General characteristics
- Class & type: Intermediate-class RORO ferry
- Displacement: 3,397 tonnes
- Length: 102 m (335 ft)
- Installed power: 4,416 hp (3,293 kW)
- Propulsion: Four Niigata 6L25HX
- Speed: 15.5 knots (28.7 km/h; 17.8 mph)
- Capacity: 462 passengers & crew; 125 cars;

= MV Malaspina Sky =

I-class ship owned by BC Ferries

MV Malaspina Sky is an Intermediate-class ferry in the BC Ferries fleet built in 2008.

Originally named Island Sky, the ship has operated on the Earl's Cove–Saltery Bay route since its first day of service for BC Ferries on February 19, 2009. However, it was used on the Powell River (Westview) - Little River (Comox) run as the replacement vessel for Queen of Burnaby while Queen of Burnaby was being refitted, and during the upgrades to both those terminals (October 2013 to March 2014). The vessel was temporarily assigned to the Horseshoe Bay to Langdale route (March/April 2017), whilst the dock at Langdale was being upgraded.
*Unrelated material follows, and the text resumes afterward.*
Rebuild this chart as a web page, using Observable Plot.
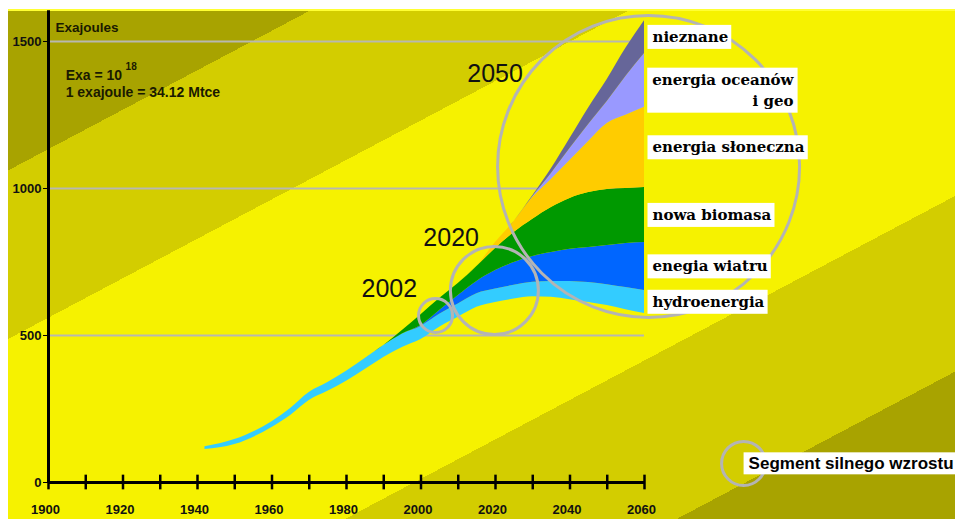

The ship was renamed Malaspina Sky in a ceremony on October 24, 2019. The ship was renamed as part of a BC Ferries' initiative to standardize its naming conventions, to release the name, and to prevent confusion with the upcoming Island-class ferries being delivered in 2020.

==Design and construction==

The passenger section of this ship was built at the Washington Marine Group (WMG) shipyards in Esquimalt, British Columbia, while the engines and hull were assembled at WMG's North Vancouver facility. The ship was built between 2006 and 2009, and was delivered almost ten months later than contracted. Despite some problems delaying her transfer to BC Ferries, she has provided effective and reliable service to date. The contract was fixed price, with penalties for delays, but BC Ferries was not fiscally responsible for any overruns. On December 10, 2008, BC Ferries formally accepted the vessel.

==Incidents==

Once in 2012 the ship lost power before docking, but power was restored quickly and docking was completed successfully.